‘Shut your mouth, old beldame, or you’ll get a culp you won’t forget,’ the man with the bleeding arm shouted at her. He pointed to his wound. ‘See what he did to me!’ I looked round anxiously, hoping some figure of authority would be drawn to the scene.
‘What are you going to do with him?’ someone asked. ‘Put him in Surrey Place?’
The straw-haired man grinned nastily. ‘No, we’re going to hang him from the walls!’ Grinning at the Italian, he drew the shape of a noose with his hands. The mercenary’s eyes widened.
One of the man’s comrades looked doubtful. ‘We’ll get in trouble!’
The yellow-haired man turned on him. ‘How many good Norfik men have these bastards killed? Don’t go quavery-mavery on us, young Jimmur!’
An old man shouted from the crowd, ‘Captain Kett will be angry. We lock enemies up, not kill them.’
I was reluctant to interfere, afraid of the boiling violence of the Italian’s captors. Nonetheless, I forced myself to step forward. ‘That man was right. Captain Kett has instructed captives should be held prisoner, not killed.’
The man with the bleeding arm shouted, ‘I know who you are, you’re the fucking hunchback lawyer that got my friend Silas kicked out of camp for theft, you’re another gemmun for all you’re dressed no better than us now. So you favour him, do you, this fucking foreigner come here to kill us for money?’
‘Captain Kett will be angry.’
‘Captain Kett’s not here,’ one of the men answered brutally. ‘Hang the bastard!’
They led their prisoner away. A man darted out and stole the Italian’s shoes, another his torn doublet and hose, while a soldier took his steel breastplate. I could do nothing but follow and watch as the man was led, struggling, to Surrey Place. He and his captors disappeared behind the high walls. Some minutes passed and then the men reappeared, standing on top of the wall. The Italian now had a rope round his neck. The other end was tied to one of the decorative stone figures on the wall, and the naked man was thrown from the top, the noose tightening and breaking his neck at once. It all happened very fast. There were cheers from those who had come to watch. Mistress Everneke said to me, ‘Is this what war does to men?’
‘Some men,’ I answered. I looked downhill, where our men were lighting campfires now. Far in the distance, there was a faint roll of thunder.
Chapter Sixty-four
After what I had seen I could not sleep that night. I sat on a little grassy mound some way down the hill, looking down on Norwich. It was a dark night, cloud covering the half-moon and the stars. Occasionally, one of our guns fired into the city, with a flash and boom. I felt far now from the moment’s peace I had known at Communion that morning. I could just make out a huge bonfire which was lit, so far as I could judge, in the marketplace. And then I heard, rather than saw, the fighting that followed. There was a sudden loud bombardment of Bishopsgate Bridge from our cannon, making me jump, then distant yells as, I later learned, our men stormed across the bridge. I understood what had been planned; in the pitch-dark the men of Norwich would know the streets intimately, unlike Northampton’s forces. I put my head in my hands, thinking of Simon and Natty, Hector Johnson and Edward Brown.

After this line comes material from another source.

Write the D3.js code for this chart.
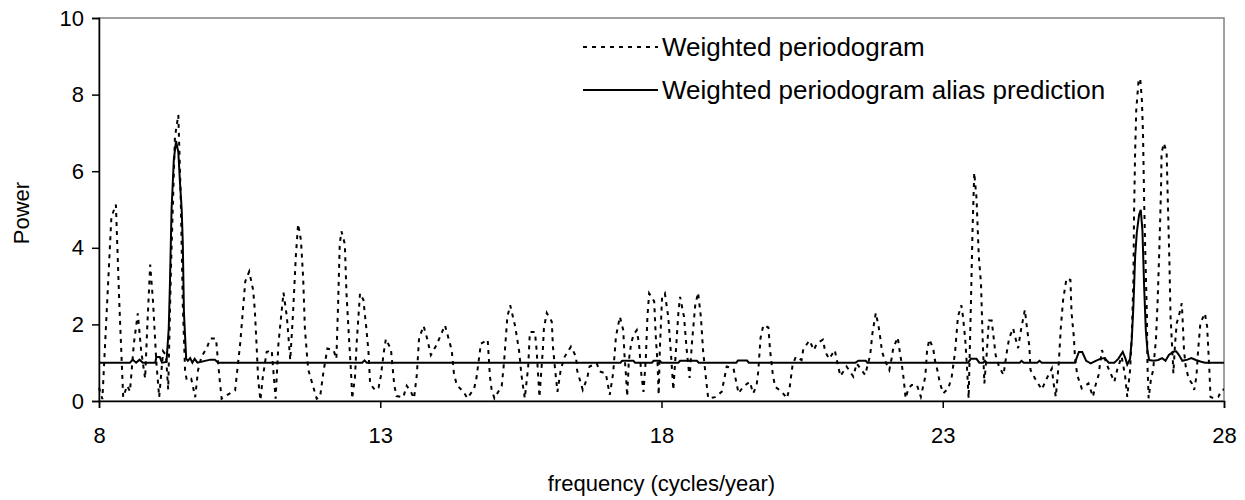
<!DOCTYPE html>
<html>
<head>
<meta charset="utf-8">
<script src="https://cdn.jsdelivr.net/npm/d3@7"></script>
<style>
  body { margin: 0; background: #fff; }
  text { font-family: "Liberation Sans", Arial, sans-serif; fill: #000; }
</style>
</head>
<body>
<div id="chart"></div>
<script>
var xTicks = [8, 13, 18, 23, 28];
var yTicks = [0, 2, 4, 6, 8, 10];
var seriesNames = ["Weighted periodogram", "Weighted periodogram alias prediction"];

var periodogramFreq = [
  8.00, 8.06, 8.22, 8.30, 8.36, 8.43, 8.50, 8.55, 8.62, 8.69, 8.75, 8.82, 8.86, 8.91, 8.96, 9.02, 9.07, 9.14, 9.19, 9.23,
  9.28, 9.35, 9.41, 9.45, 9.49, 9.53, 9.56, 9.64, 9.71, 9.76, 9.82, 9.92, 9.98, 10.08, 10.14, 10.18, 10.27, 10.42, 10.51, 10.60,
  10.67, 10.74, 10.77, 10.80, 10.83, 10.87, 10.91, 10.98, 11.07, 11.14, 11.19, 11.28, 11.34, 11.40, 11.45, 11.50, 11.54, 11.59, 11.63, 11.66,
  11.70, 11.72, 11.87, 11.93, 11.99, 12.06, 12.17, 12.22, 12.25, 12.28, 12.31, 12.37, 12.40, 12.45, 12.49, 12.50, 12.55, 12.58, 12.64, 12.70,
  12.75, 12.79, 12.82, 12.91, 12.97, 13.01, 13.06, 13.10, 13.19, 13.25, 13.29, 13.41, 13.47, 13.54, 13.60, 13.65, 13.69, 13.77, 13.83, 13.90,
  14.00, 14.15, 14.27, 14.31, 14.36, 14.48, 14.55, 14.67, 14.71, 14.79, 14.91, 14.95, 14.98, 15.03, 15.16, 15.20, 15.23, 15.26, 15.31, 15.40,
  15.47, 15.51, 15.54, 15.57, 15.63, 15.66, 15.75, 15.78, 15.83, 15.89, 15.91, 15.96, 16.05, 16.07, 16.11, 16.15, 16.21, 16.28, 16.39, 16.48,
  16.50, 16.60, 16.68, 16.72, 16.85, 16.90, 17.01, 17.08, 17.14, 17.19, 17.26, 17.32, 17.34, 17.37, 17.39, 17.42, 17.46, 17.50, 17.56, 17.60,
  17.64, 17.68, 17.72, 17.75, 17.78, 17.87, 17.90, 17.93, 17.95, 17.97, 18.01, 18.06, 18.12, 18.17, 18.21, 18.26, 18.30, 18.33, 18.40, 18.45,
  18.50, 18.54, 18.60, 18.65, 18.70, 18.74, 18.79, 18.83, 18.95, 19.07, 19.16, 19.28, 19.37, 19.45, 19.57, 19.63, 19.69, 19.72, 19.76, 19.81,
  19.90, 19.93, 19.98, 20.02, 20.14, 20.23, 20.28, 20.33, 20.39, 20.49, 20.52, 20.63, 20.71, 20.76, 20.87, 20.91, 20.98, 21.08, 21.13, 21.18,
  21.29, 21.41, 21.47, 21.62, 21.71, 21.75, 21.81, 21.86, 21.89, 21.92, 21.97, 22.05, 22.09, 22.12, 22.20, 22.24, 22.27, 22.30, 22.34, 22.39,
  22.45, 22.54, 22.61, 22.69, 22.72, 22.76, 22.83, 22.86, 22.91, 22.95, 23.01, 23.10, 23.16, 23.22, 23.27, 23.33, 23.36, 23.40, 23.43, 23.46,
  23.50, 23.53, 23.56, 23.60, 23.64, 23.68, 23.71, 23.74, 23.78, 23.82, 23.87, 23.94, 24.00, 24.08, 24.14, 24.18, 24.25, 24.30, 24.34, 24.39,
  24.46, 24.49, 24.54, 24.56, 24.64, 24.76, 24.85, 24.94, 24.97, 25.01, 25.06, 25.10, 25.14, 25.20, 25.27, 25.29, 25.33, 25.35, 25.39, 25.47,
  25.59, 25.67, 25.71, 25.77, 25.83, 25.92, 25.97, 26.05, 26.10, 26.18, 26.24, 26.28, 26.33, 26.36, 26.39, 26.40, 26.42, 26.44, 26.48, 26.51,
  26.54, 26.56, 26.58, 26.60, 26.63, 26.64, 26.66, 26.70, 26.74, 26.79, 26.82, 26.85, 26.88, 26.89, 26.93, 26.98, 27.00, 27.03, 27.05, 27.09,
  27.10, 27.13, 27.16, 27.21, 27.25, 27.27, 27.29, 27.32, 27.37, 27.43, 27.47, 27.51, 27.54, 27.58, 27.66, 27.70, 27.74, 27.76, 27.81, 27.90,
  27.96, 28.00
];
var periodogramPower = [
  0.35, 0.05, 4.8, 5.13, 2.6, 0.1, 0.4, 0.25, 1.5, 2.29, 1.3, 0.59, 2.0, 3.56, 2.6, 1.0, 0.1, 1.3, 1.2, 0.3,
  3.5, 6.9, 7.47, 5.5, 2.5, 0.8, 0.54, 0.58, 0.1, 0.8, 1.15, 1.4, 1.63, 1.63, 0.63, 0.06, 0.15, 0.28, 1.5, 3.12,
  3.38, 2.9, 2.38, 1.5, 0.55, 0.02, 0.6, 1.28, 1.33, 0.06, 1.5, 2.83, 2.2, 1.07, 2.3, 3.8, 4.62, 4.2, 3.2, 1.9,
  1.15, 0.82, 0.06, 0.1, 0.76, 1.37, 1.33, 1.1, 2.5, 4.1, 4.43, 4.1, 2.8, 1.5, 0.5, 0.06, 0.6, 1.5, 2.81, 2.64,
  1.94, 1.3, 0.45, 0.28, 0.35, 0.64, 1.24, 1.62, 1.35, 0.4, 0.13, 0.1, 0.4, 0.25, 0.07, 0.68, 1.64, 1.96, 1.65, 1.2,
  1.46, 1.98, 1.33, 0.72, 0.42, 0.24, 0.07, 0.33, 0.6, 1.5, 1.6, 0.64, 0.3, 0.07, 0.4, 1.0, 1.6, 2.2, 2.5, 1.94,
  1.29, 0.68, 0.37, 0.07, 0.9, 1.8, 1.8, 1.33, 0.1, 1.33, 1.9, 2.3, 2.07, 1.42, 0.8, 0.24, 0.83, 1.16, 1.42, 1.16,
  0.8, 0.29, 0.6, 0.9, 0.98, 0.77, 0.72, 0.16, 0.72, 1.68, 2.2, 1.85, 1.24, 0.64, 0.12, 1.07, 1.5, 1.72, 1.85, 1.5,
  0.72, 0.24, 1.07, 2.2, 2.81, 2.6, 1.64, 0.98, 0.16, 1.33, 2.7, 2.81, 2.2, 1.2, 0.29, 1.4, 2.3, 2.72, 2.2, 1.3,
  0.6, 1.5, 2.5, 2.83, 2.2, 1.3, 0.6, 0.07, 0.1, 0.24, 0.9, 0.85, 0.2, 0.37, 0.5, 0.2, 0.4, 0.77, 1.64, 1.98,
  1.92, 1.33, 0.68, 0.37, 0.24, 0.07, 0.37, 0.94, 1.16, 1.07, 1.35, 1.58, 1.33, 1.5, 1.6, 1.29, 1.1, 1.33, 0.98, 0.65,
  0.9, 0.64, 0.98, 0.68, 1.2, 1.77, 2.3, 1.94, 1.64, 1.29, 1.07, 0.81, 1.11, 1.38, 1.66, 1.25, 0.98, 0.64, 0.07, 0.33,
  0.42, 0.42, 0.11, 0.64, 1.29, 1.61, 1.38, 1.07, 0.77, 0.46, 0.2, 0.33, 0.64, 1.29, 2.2, 2.5, 2.2, 1.6, 0.9, 0.07,
  2.5, 4.5, 5.96, 5.3, 3.8, 3.07, 1.6, 0.46, 1.2, 2.1, 2.1, 1.2, 0.9, 0.68, 1.29, 1.64, 1.9, 1.6, 1.38, 1.85,
  2.38, 2.0, 1.42, 0.81, 0.59, 0.3, 0.59, 0.85, 0.46, 0.11, 0.94, 1.94, 2.64, 3.2, 3.16, 2.3, 1.68, 1.16, 0.68, 0.33,
  0.46, 0.11, 0.38, 0.68, 1.33, 0.94, 0.77, 0.5, 0.81, 1.16, 0.68, 0.11, 0.8, 1.68, 3.2, 4.8, 6.5, 7.6, 8.34, 8.42,
  7.86, 7.0, 5.25, 3.94, 2.2, 0.9, 0.07, 0.55, 0.81, 1.6, 2.6, 3.94, 5.5, 6.47, 6.73, 6.5, 5.3, 3.6, 2.2, 1.07,
  0.72, 1.5, 2.03, 2.3, 2.55, 1.94, 1.3, 0.9, 0.59, 0.46, 0.29, 0.64, 1.33, 2.03, 2.29, 1.94, 0.81, 0.11, 0.07, 0.11,
  0.29, 0.3
];

var aliasFreq = [
  8.00, 8.55, 8.60, 8.66, 8.72, 8.78, 9.00, 9.02, 9.08, 9.12, 9.20, 9.24, 9.26, 9.29, 9.33, 9.37, 9.41, 9.44, 9.47, 9.49,
  9.51, 9.55, 9.58, 9.62, 9.66, 9.70, 9.75, 9.98, 10.06, 10.12, 12.68, 12.72, 12.76, 17.27, 17.30, 17.50, 17.53, 17.83, 17.86, 17.97,
  18.00, 18.30, 18.33, 18.63, 18.66, 19.33, 19.36, 19.52, 19.55, 21.45, 21.50, 21.63, 21.66, 23.45, 23.50, 23.60, 23.65, 23.72, 23.75, 23.78,
  24.37, 24.40, 24.44, 24.68, 24.72, 24.76, 25.35, 25.42, 25.48, 25.55, 25.63, 25.72, 25.80, 25.88, 25.95, 26.05, 26.12, 26.20, 26.25, 26.28,
  26.33, 26.36, 26.39, 26.42, 26.45, 26.49, 26.52, 26.55, 26.58, 26.61, 26.64, 26.67, 26.75, 26.83, 26.90, 26.96, 27.02, 27.10, 27.15, 27.20,
  27.26, 27.35, 27.42, 27.50, 27.58, 27.66, 28.00
];
var aliasPower = [
  1.0, 1.0, 1.08, 1.0, 1.08, 1.0, 1.0, 1.15, 1.15, 1.0, 1.02, 1.9, 3.0, 5.0, 6.3, 6.79, 6.5, 5.7, 5.0, 4.1,
  2.3, 1.1, 1.05, 1.12, 1.0, 1.1, 1.0, 1.08, 1.08, 1.0, 1.0, 1.06, 1.0, 1.0, 1.05, 1.05, 1.0, 1.0, 1.05, 1.05,
  1.0, 1.0, 1.05, 1.05, 1.0, 1.0, 1.06, 1.06, 1.0, 1.0, 1.05, 1.05, 1.0, 1.0, 1.1, 1.1, 1.0, 1.0, 1.05, 1.0,
  1.0, 1.05, 1.0, 1.0, 1.05, 1.0, 1.0, 1.28, 1.28, 1.05, 0.98, 1.05, 1.1, 1.12, 1.0, 1.0, 1.1, 1.28, 1.1, 0.95,
  1.1, 1.6, 2.5, 3.77, 4.4, 4.86, 4.99, 4.45, 3.0, 1.85, 1.3, 1.07, 1.05, 1.07, 1.12, 1.05, 1.2, 1.29, 1.3, 1.2,
  1.05, 1.08, 1.12, 1.07, 1.03, 1.0, 1.0
];

var width = 1245, height = 500;
var margin = { left: 99, right: 21, top: 18, bottom: 99 };

var svg = d3.select("#chart")
            .append("svg")
              .attr("width", width)
              .attr("height", height);

var xScale = d3.scaleLinear()
               .domain([8, 28])
               .range([margin.left, width - margin.right]);

var yScale = d3.scaleLinear()
               .domain([0, 10])
               .range([height - margin.bottom, margin.top]);

svg.append("rect")
   .attr("x", margin.left)
   .attr("y", margin.top)
   .attr("width", width - margin.left - margin.right)
   .attr("height", height - margin.top - margin.bottom)
   .attr("fill", "none")
   .attr("stroke", "#808080")
   .attr("stroke-width", 1.5);

var line = d3.line()
             .x(d => xScale(d[0]))
             .y(d => yScale(d[1]));

svg.append("path")
   .datum(periodogramFreq.map((f, i) => [f, periodogramPower[i]]))
   .attr("d", line)
   .attr("fill", "none")
   .attr("stroke", "#000")
   .attr("stroke-width", 2)
   .attr("stroke-dasharray", "4,5");

svg.append("path")
   .datum(aliasFreq.map((f, i) => [f, aliasPower[i]]))
   .attr("d", line)
   .attr("fill", "none")
   .attr("stroke", "#000")
   .attr("stroke-width", 2);

var yAxis = svg.append("g")
               .attr("transform", "translate(" + margin.left + ",0)")
               .call(d3.axisLeft(yScale).tickValues(yTicks).tickSize(7).tickPadding(8).tickFormat(d3.format("d")));

var xAxis = svg.append("g")
               .attr("transform", "translate(0," + (height - margin.bottom) + ")")
               .call(d3.axisBottom(xScale).tickValues(xTicks).tickSize(7).tickPadding(19).tickFormat(d3.format("d")));

svg.selectAll(".domain, .tick line")
   .attr("stroke", "#000")
   .attr("stroke-width", 1.5);

svg.selectAll(".tick text")
   .style("font-size", "22px")
   .style("font-family", "'Liberation Sans', Arial, sans-serif");

svg.append("text")
   .attr("x", (margin.left + width - margin.right) / 2)
   .attr("y", 491)
   .attr("text-anchor", "middle")
   .style("font-size", "22px")
   .text("frequency (cycles/year)");

svg.append("text")
   .attr("transform", "translate(29," + 213 + ") rotate(-90)")
   .attr("text-anchor", "middle")
   .style("font-size", "22px")
   .text("Power");

var legend = svg.append("g");
var legendY = [47, 90];

legend.selectAll("line")
      .data(seriesNames)
      .enter()
      .append("line")
        .attr("x1", 583)
        .attr("x2", 658)
        .attr("y1", (d, i) => legendY[i])
        .attr("y2", (d, i) => legendY[i])
        .attr("stroke", "#000")
        .attr("stroke-width", 2)
        .attr("stroke-dasharray", (d, i) => i == 0 ? "4,5" : null);

legend.selectAll("text")
      .data(seriesNames)
      .enter()
      .append("text")
        .attr("x", 662)
        .attr("y", (d, i) => legendY[i])
        .attr("dy", "0.36em")
        .style("font-size", "26px")
        .text(d => d);
</script>
</body>
</html>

After a while the distant noise ceased. I waited for the summer dawn, which seemed an eternity in coming, as did the threatened storm, for I heard only other, more distant, rolls of thunder. Perhaps it would pass us by this time.
When dawn finally broke, and I looked down the hill, my heart sank. I saw our charge had failed. There was a crowd of our men at the bottom of the hill. Many of us walked down almost to them, to get a proper view. We saw wounded men being tended, and the white faces of the dead laid out on the grass. But I realized that, as with the taking of Norwich, much of our army had been kept in reserve. To the north of the city, at Pockthorpe Gate, I heard a trumpet sound, and a stream of our men descended the hill; suddenly a new bombardment came from our men, mightier than before, aimed from what I could see at the walls of the Great Hospital, which I was near enough to see collapse. Several thousand men then crossed the bridge and ran into the city. I was puzzled at first but then understood the purpose of the bombardment – Holme Street was hemmed in by the Norman walls of the cathedral on one side, the hospital walls on the other. It would have been easy for Northampton’s army to trap us in Holme Street, but with the hospital walls down we had access to the fields beyond. People in the buildings near the hospital walls, though, would not have stood a chance unless they had been warned in advance.